И если в древнее время механизмы, описанные Ф.Ницше, “по формованию” граждан государства были во многом бессознательными, то в XX веке это уже был вполне осознаваемый и рационально проводимый процесс, использующий все достижения европейской цивилизации, все открытия в области радио, кино, печатной продукции. Именно неоконсерватизм, реанимируя многие древние рецепты “одухотворения жестокостью”, перемалывания индивида в новую социалистическую или национал-социалистическую личность, новое общество “советский” или “немецкий” народ, налагал своеобразное клеймо: “печать зверя”, так отличающую представителей тоталитарного государства с их предельно фанатичным конформизмом, слепой верой в социальные идеалы, поставленные этим обществом, зашоренностью и своеобразным (черно-белым) способом восприятия действительности. Но вместе с тем, весьма существенным отличием в этой социализации индивида в тоталитарном государстве, в корне отличающем его от утопических проектов древних, было стремление не только “сформовать” индивида “нового” общества, но и сделать его, в целях стабильности, спокойствия, вечности самого этого общества не только и не столько “рабом” предлагаемых обстоятельств, как это было у древних, но “рабом”, не только любящим свое рабство, но и жертвенно, самозабвенно стремящимся сохранить условия, создающие само это рабство: проблема, которую успешно разрабатывали не только политические лидеры тоталитарных государств, но и о которой активно предупреждали авторы романов-антиутопий. Это и Е.Замятин с его знаменитым романом-антиутопией “Мы”, и О.Хаксли, создавший свой вариант романа — предупреждения как раз накануне прихода нацистов в Германии к власти, названный им “О дивный новый мир”.
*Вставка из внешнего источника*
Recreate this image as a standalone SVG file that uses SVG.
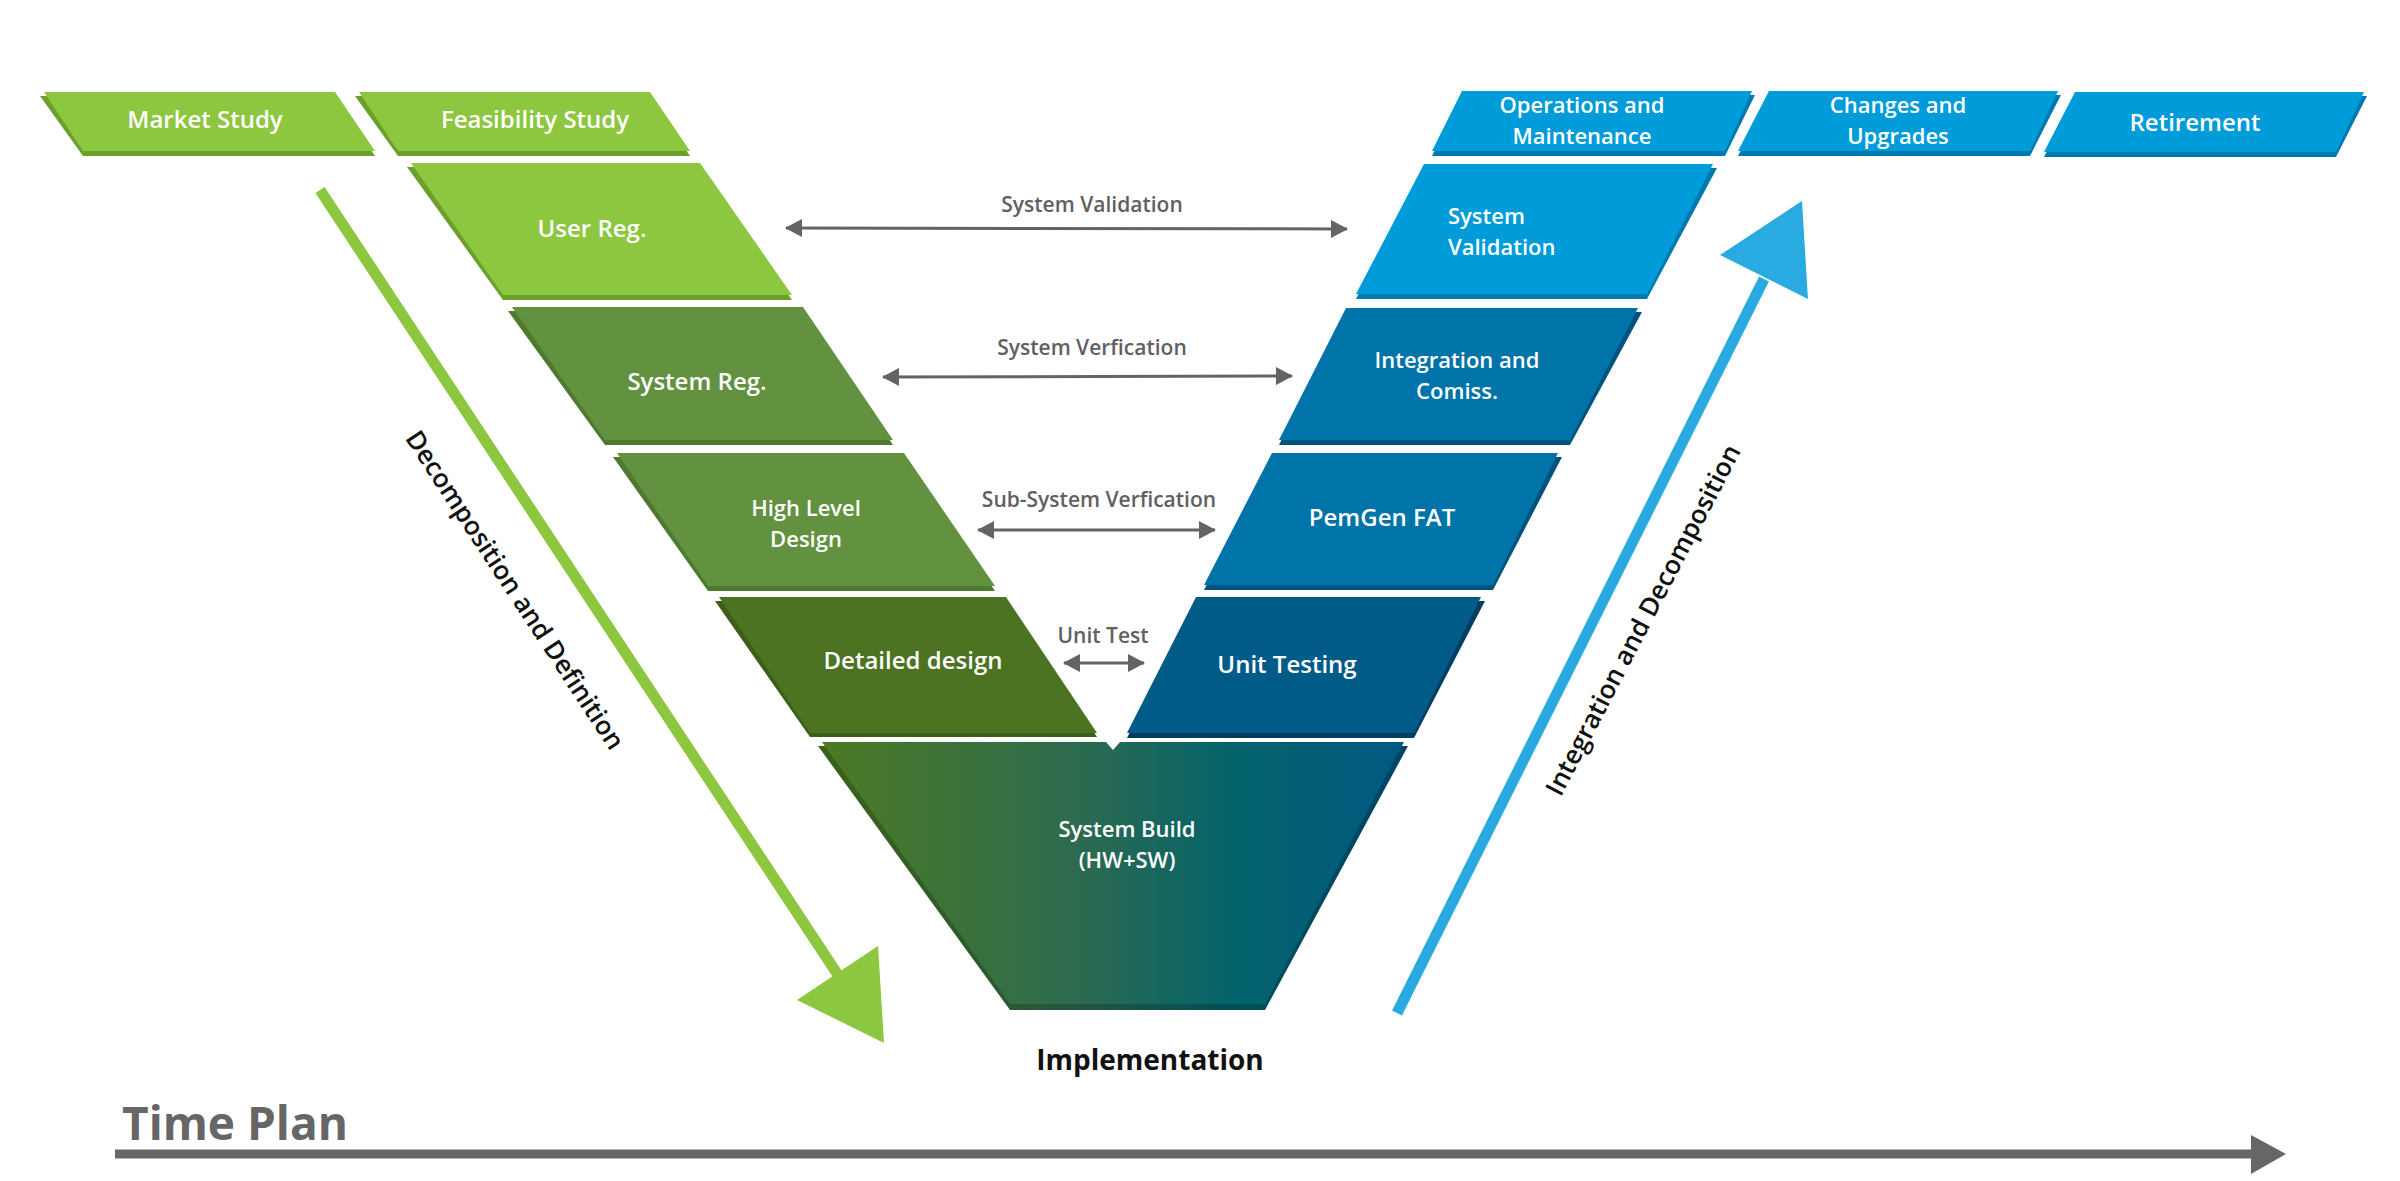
<svg xmlns="http://www.w3.org/2000/svg" width="2400" height="1181" viewBox="0 0 2400 1181">
<defs>
<style>
.t{font-family:"Open Sans","Liberation Sans",sans-serif;font-weight:600;font-size:24px;fill:#ffffff;text-anchor:middle}
.t2{font-family:"Open Sans","Liberation Sans",sans-serif;font-weight:600;font-size:22px;fill:#ffffff;text-anchor:middle}
.lbl{font-family:"Open Sans","Liberation Sans",sans-serif;font-weight:600;font-size:21px;fill:#5f6062;text-anchor:middle}
.side{font-family:"Open Sans","Liberation Sans",sans-serif;font-weight:600;font-size:26px;fill:#111111;text-anchor:middle}
.g1{fill:#8dc63f}.g1s{fill:#6c9f2c}
.g2{fill:#629140}.g2s{fill:#4e7a30}
.g3{fill:#4b7322}.g3s{fill:#3c5e19}
.b1{fill:#009bd9}.b1s{fill:#0079b0}
.b2{fill:#0074a8}.b2s{fill:#00537f}
.b3{fill:#005b88}.b3s{fill:#003f61}
.conn{stroke:#636466;stroke-width:3;fill:none;marker-start:url(#ah);marker-end:url(#ah)}
</style>
<marker id="ah" viewBox="0 0 17 18" refX="16" refY="9" markerWidth="17" markerHeight="18" markerUnits="userSpaceOnUse" orient="auto-start-reverse">
<path d="M0,0 L17,9 L0,18 z" fill="#636466"/>
</marker>
<linearGradient id="sb" gradientUnits="userSpaceOnUse" x1="822" y1="0" x2="1404" y2="0">
<stop offset="0" stop-color="#4c7a22"/>
<stop offset="0.45" stop-color="#2c6a50"/>
<stop offset="0.7" stop-color="#03636a"/>
<stop offset="1" stop-color="#005982"/>
</linearGradient>
<linearGradient id="sbs" gradientUnits="userSpaceOnUse" x1="822" y1="0" x2="1404" y2="0">
<stop offset="0" stop-color="#3b6219"/>
<stop offset="0.45" stop-color="#22553f"/>
<stop offset="0.7" stop-color="#024f55"/>
<stop offset="1" stop-color="#004468"/>
</linearGradient>
</defs>
<rect width="2400" height="1181" fill="#ffffff"/>

<g id="flow-arrows">
<line x1="320" y1="190" x2="838" y2="975" stroke="#8dc63f" stroke-width="11"/>
<polygon points="878,946 797,1000 884,1043" fill="#8dc63f"/>
<line x1="1397" y1="1013" x2="1764" y2="279" stroke="#29abe2" stroke-width="11"/>
<polygon points="1802,201 1720,255 1808,299" fill="#29abe2"/>
<line x1="115" y1="1154" x2="2255" y2="1154" stroke="#666666" stroke-width="9"/>
<polygon points="2251,1135 2286,1154 2251,1174" fill="#666666"/>
</g>

<g id="market-study">
<polygon class="g1s" points="40,96 335,96 375,156 83,156"/>
<polygon class="g1" points="44,92 335,92 375,151 83,151"/>
<text class="t" x="205" y="128">Market Study</text>
</g>
<g id="feasibility-study">
<polygon class="g1s" points="355,96 650,96 690,156 398,156"/>
<polygon class="g1" points="359,92 650,92 690,151 398,151"/>
<text class="t" x="535" y="128">Feasibility Study</text>
</g>
<g id="user-req">
<polygon class="g1s" points="407,167 700,167 792,300 503,300"/>
<polygon class="g1" points="411,163 700,163 792,295 503,295"/>
<text class="t" x="592" y="237">User Reg.</text>
</g>
<g id="system-req">
<polygon class="g2s" points="508,311 803,311 893,445 605,445"/>
<polygon class="g2" points="512,307 803,307 893,440 605,440"/>
<text class="t" x="697" y="390">System Reg.</text>
</g>
<g id="high-level-design">
<polygon class="g2s" points="613,457 904,457 995,591 708,591"/>
<polygon class="g2" points="617,453 904,453 995,586 708,586"/>
<text class="t2" x="806" y="516">High Level</text>
<text class="t2" x="806" y="547">Design</text>
</g>
<g id="detailed-design">
<polygon class="g3s" points="715,601 1006,601 1097,737 810,737"/>
<polygon class="g3" points="719,597 1006,597 1097,733 810,733"/>
<text class="t" x="913" y="669">Detailed design</text>
</g>

<g id="operations">
<polygon class="b1s" points="1462,95 1755,95 1725,156 1432,156"/>
<polygon class="b1" points="1462,91 1752,91 1725,151 1432,151"/>
<text class="t2" x="1582" y="113">Operations and</text>
<text class="t2" x="1582" y="144">Maintenance</text>
</g>
<g id="changes">
<polygon class="b1s" points="1769,95 2061,95 2030,156 1738,156"/>
<polygon class="b1" points="1769,91 2058,91 2030,151 1738,151"/>
<text class="t2" x="1898" y="113">Changes and</text>
<text class="t2" x="1898" y="144">Upgrades</text>
</g>
<g id="retirement">
<polygon class="b1s" points="2075,96 2367,96 2336,157 2044,157"/>
<polygon class="b1" points="2075,92 2364,92 2336,152 2044,152"/>
<text class="t" x="2195" y="131">Retirement</text>
</g>
<g id="system-validation">
<polygon class="b1s" points="1424,168 1717,168 1647,299 1356,299"/>
<polygon class="b1" points="1424,164 1713,164 1647,294 1356,294"/>
<text class="t2" x="1448" y="224" style="text-anchor:start">System</text>
<text class="t2" x="1448" y="255" style="text-anchor:start">Validation</text>
</g>
<g id="integration">
<polygon class="b2s" points="1346,312 1642,312 1570,445 1279,445"/>
<polygon class="b2" points="1346,308 1638,308 1570,440 1279,440"/>
<text class="t2" x="1457" y="368">Integration and</text>
<text class="t2" x="1457" y="399">Comiss.</text>
</g>
<g id="pemgen-fat">
<polygon class="b2s" points="1272,457 1562,457 1493,590 1204,590"/>
<polygon class="b2" points="1272,453 1558,453 1493,585 1204,585"/>
<text class="t" x="1382" y="526">PemGen FAT</text>
</g>
<g id="unit-testing">
<polygon class="b3s" points="1196,601 1485,601 1414,738 1127,738"/>
<polygon class="b3" points="1196,597 1481,597 1414,733 1127,733"/>
<text class="t" x="1287" y="673">Unit Testing</text>
</g>

<g id="system-build">
<polygon fill="url(#sbs)" points="818,746 1106,746 1113,754 1120,746 1408,746 1265,1010 1010,1010"/>
<polygon fill="url(#sb)" points="822,742 1106,742 1113,750 1120,742 1404,742 1265,1004 1010,1004"/>
<text class="t2" x="1127" y="837">System Build</text>
<text class="t2" x="1127" y="868">(HW+SW)</text>
</g>

<g id="connectors">
<line class="conn" x1="786" y1="228" x2="1347" y2="229"/>
<line class="conn" x1="883" y1="377" x2="1292" y2="376"/>
<line class="conn" x1="978" y1="530" x2="1215" y2="530"/>
<line class="conn" x1="1064" y1="663" x2="1144" y2="663"/>
</g>

<g id="labels">
<text class="lbl" x="1092" y="212">System Validation</text>
<text class="lbl" x="1092" y="355">System Verfication</text>
<text class="lbl" x="1099" y="507">Sub-System Verfication</text>
<text class="lbl" x="1103" y="643">Unit Test</text>
<text class="side" transform="translate(515,590) rotate(56.7)" y="9">Decomposition and Definition</text>
<text class="side" transform="translate(1643,620) rotate(-62.5)" y="9">Integration and Decomposition</text>
<text x="1150" y="1070" style="font-family:'Open Sans','Liberation Sans',sans-serif;font-weight:700;font-size:28px;fill:#111111;text-anchor:middle">Implementation</text>
<text x="122" y="1140" style="font-family:'Open Sans','Liberation Sans',sans-serif;font-weight:700;font-size:46px;fill:#666666">Time Plan</text>
</g>
</svg>
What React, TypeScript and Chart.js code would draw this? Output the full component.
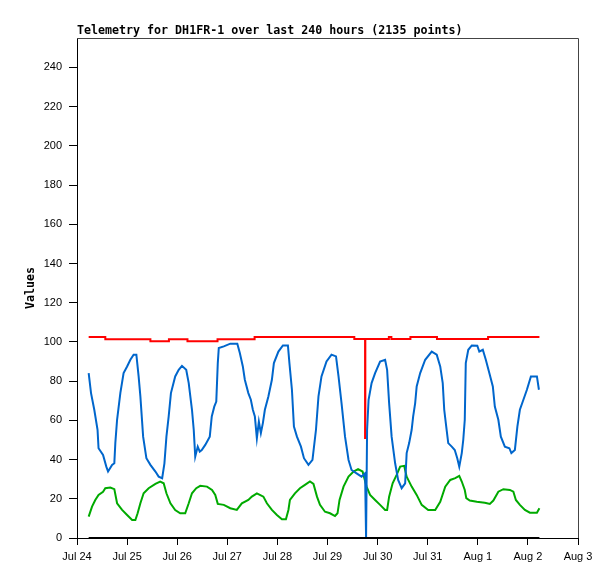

Стремление партий тоталитарного типа к поглощению государства, общества, личности несет в себе и как бы свое собственное отрицание — партия перестает выполнять функцию клуба единомышленников, поскольку все по определению либо единомышленники, либо не мыслят, перестают мыслить вообще, подлежат аннигиляции, уничтожению. Партия уже не часть общества и государства, а скорее некое условное обозначение, метка об идеологической чистоте и сопричастности конкретного индивида движению, только “по старинке” называющая себя “партия”. Но это так же означает конец демократии как формы управления и взаимоотношений между индивидами, конец индивида как некоей выделенной, обособленной личности, конец всякой творческой, одаренной индивидуальности и т.д.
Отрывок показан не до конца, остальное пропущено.